The twentieth century idea of a family wage has been long forgotten, and feminists, understandably, haven’t done anything to hang onto it. But this is the problem with thinkers like Faludi: they see just one backlash against everyday freedom where they need to see, at the very least, two. The matter of how we spend our labour time is, in my view, at least as important as the things that awful politicians say. Someone needs to feed the kids, and the solution to this is, surely, more complex than “we need more sensitive househusbands” in an age where everyone needs two wages to survive.
The need to feed a family and then find the time to put food in that family’s mouth is not going to change. But liberal feminism seems largely incapable of making those calculations. Certainly, it has not developed the tools to understand how the means to live can prompt people to become more sexist, and “backlash” to memories of a time where one person could practice the virtue of care and the other of paid labour.
[Pampered ideologues mislead us on ‘stigma’ and mental health]
As liberal feminists responded to an annual US report released last month about youth attitudes to gender, we could see the failure to understand time and money again. When researchers found that Millennials craved stay-at-home wives, this was reported in both local and US press as hard evidence of a Trump-led backlash. If young men wanted their women barefoot and pregnant, then this must be the result of sexist language in politics and media.
Certainly, the results of the data, taken from the Rolls Royce of US studies the General Social Survey, seem shocking. That Millennials are now less progressive in their understanding of women and labour than they were 20 years ago certainly deserves some thought. How could this happen? Jamila Rizvi of News Corp sees it, Faludi style, as the failure of young men to truly understand how liberating flexible gender roles can be for everyone. What she doesn’t factor in to a survey largely on attitudes to paid labour and unpaid domestic labour is labour.

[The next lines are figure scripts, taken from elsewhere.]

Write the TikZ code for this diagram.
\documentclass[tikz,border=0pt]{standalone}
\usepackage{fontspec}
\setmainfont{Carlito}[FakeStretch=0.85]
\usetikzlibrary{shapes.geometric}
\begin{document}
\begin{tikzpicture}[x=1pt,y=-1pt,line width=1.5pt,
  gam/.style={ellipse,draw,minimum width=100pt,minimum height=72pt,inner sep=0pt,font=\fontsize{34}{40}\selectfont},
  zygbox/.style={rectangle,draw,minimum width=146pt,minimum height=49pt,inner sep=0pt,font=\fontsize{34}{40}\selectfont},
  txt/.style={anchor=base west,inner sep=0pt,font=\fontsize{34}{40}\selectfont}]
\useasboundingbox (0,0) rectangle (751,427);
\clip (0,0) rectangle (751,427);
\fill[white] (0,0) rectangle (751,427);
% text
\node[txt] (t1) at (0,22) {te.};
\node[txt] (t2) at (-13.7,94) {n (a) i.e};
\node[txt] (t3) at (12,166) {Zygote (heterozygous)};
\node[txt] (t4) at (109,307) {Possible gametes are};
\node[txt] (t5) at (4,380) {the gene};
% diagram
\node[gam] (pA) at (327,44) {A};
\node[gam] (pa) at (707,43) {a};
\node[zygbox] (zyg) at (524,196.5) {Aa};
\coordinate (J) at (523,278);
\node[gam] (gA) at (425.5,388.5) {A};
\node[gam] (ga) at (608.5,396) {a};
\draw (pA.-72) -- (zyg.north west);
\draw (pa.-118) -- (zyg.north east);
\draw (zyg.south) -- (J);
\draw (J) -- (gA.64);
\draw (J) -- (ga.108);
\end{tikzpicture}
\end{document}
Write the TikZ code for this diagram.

To give The New York Times its due, the material basis for this shift in thinking among young men is considered in analysis. I’ll applaud the publication a little longer for its addition of an editor’s note. It wasn’t only Millennial men yearning for a return to man as breadwinner. Seems like it was women as well. The rise in favourability toward the idea of a stay-at-home wife is “no longer driven mainly by young men”.
No doubt, Faludi and others will see this as evidence of female self-loathing, driven by negative speech in press. Perhaps liberal feminism could extend its powers of analysis by going to work for median wage for a week or so. It’s quite possible that the self-loathing they experience there will exceed any experienced in the unpaid domestic realm.